The Accuracy of Farm Machinery for Precision Agriculture: A Case for Fertilizer Application

Work quality, capacity and reliability are important criteria for design and evaluation of farm equipment. With the introduction of precision agriculture, the ability to adapt to spatially variable soil and crop conditions, becomes an additional requirement. A calculation method developed by Goense (1996) to express the precision of site specific fertilizer application as the variance between the required rate, RR, and the applied rate, AR, is extended to study the effects on yield and environmental aspects. This method aims for a single characteristic of the field to evaluate performance of different techniques. The variogram of the thickness of the most characteristic functional soil layer is used in this study.

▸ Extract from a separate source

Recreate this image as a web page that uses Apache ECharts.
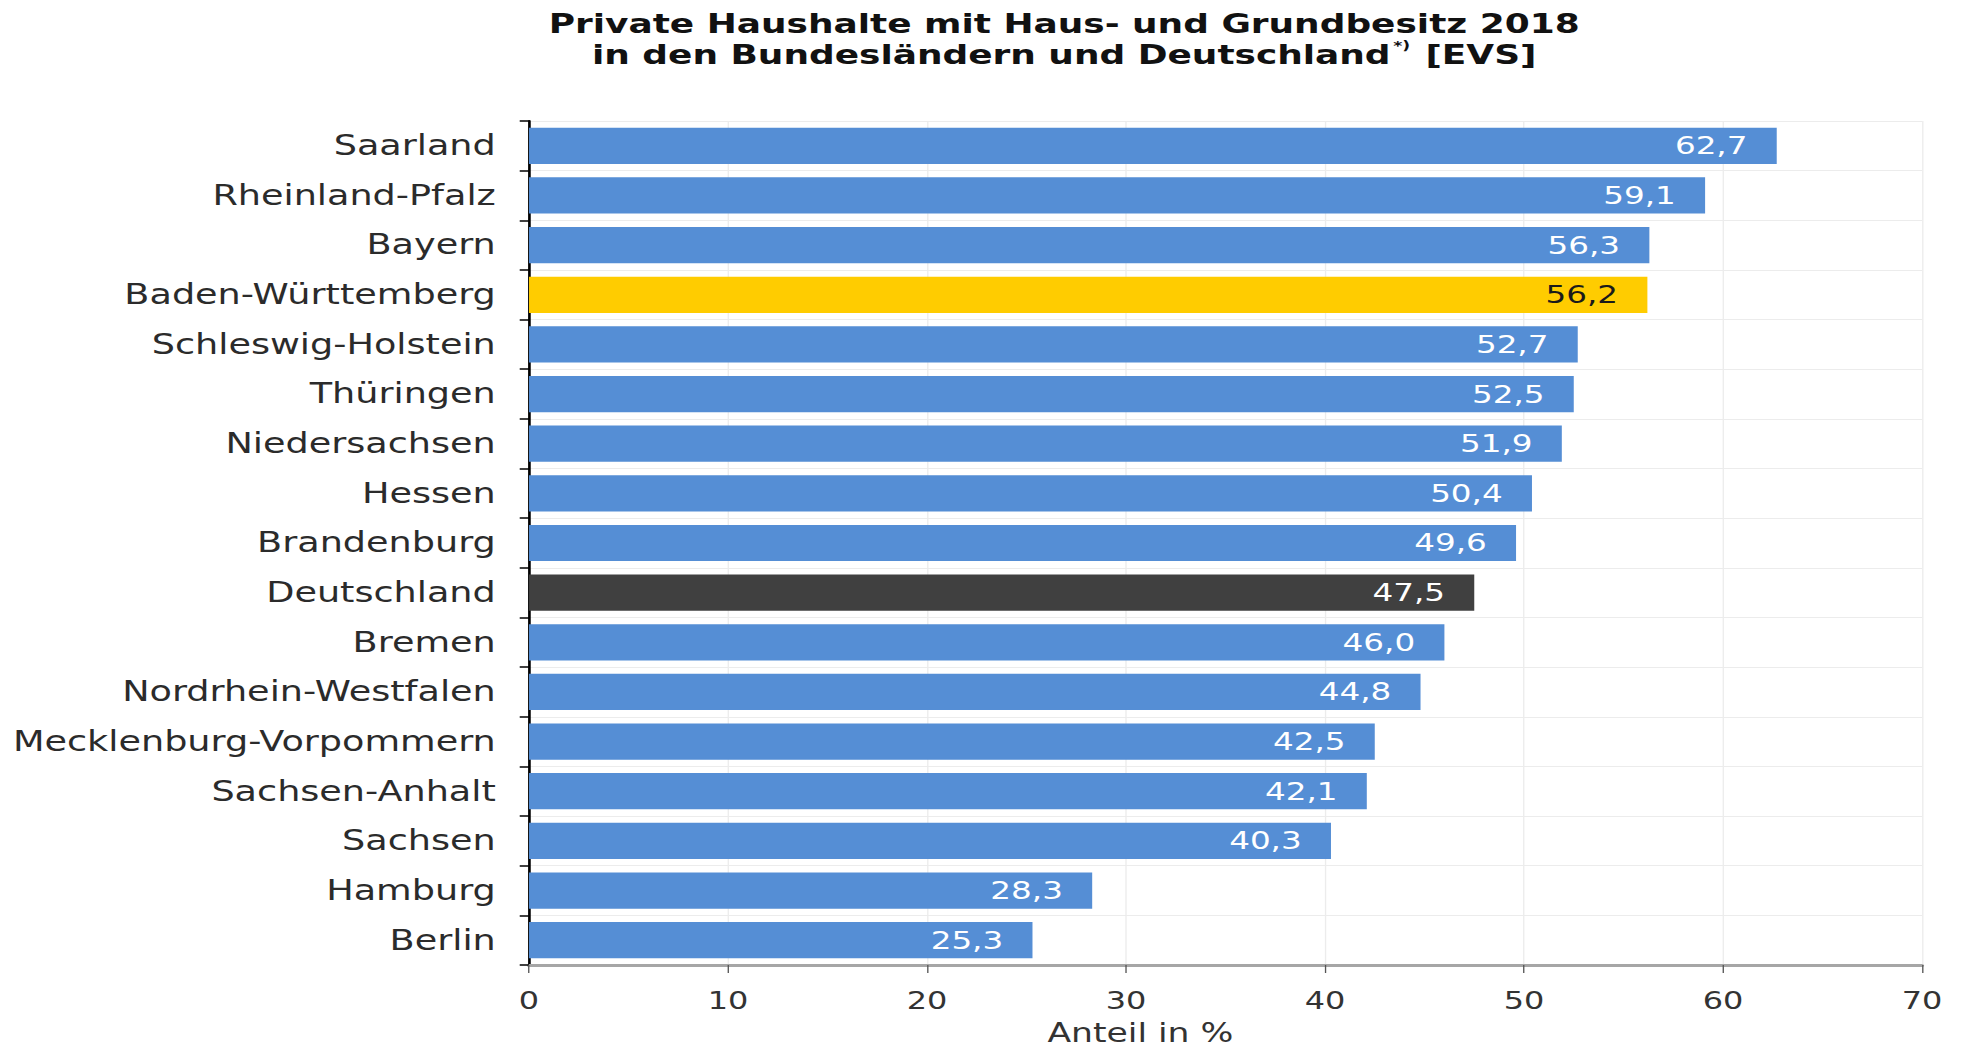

With the theory of geostatistics the variance of the estimation of this thickness can be calculated as influenced by the spreading patterns of fertilizer applicators, positioning accuracy and resolution in which field information is made available. This is done for fields with different levels of variability. The WAVE simulation model for crop growth, water use and mineral behavior is used to determine the effects of application inaccuracies. The model calculations showed that a rigid scheme of one application before planting has small potential saving by site specific techniques. The working width of independently controlled sections of the spreaders have a large influence on accuracy of site specific application, though there is a clear interaction with the resolution of the required application rates for the smaller working Areas. A resolution of a 12 m grid is required to realise about one-half of the potential saving by site specific fertilizer application. The study shows the dependency of machine design on the resolution of field information.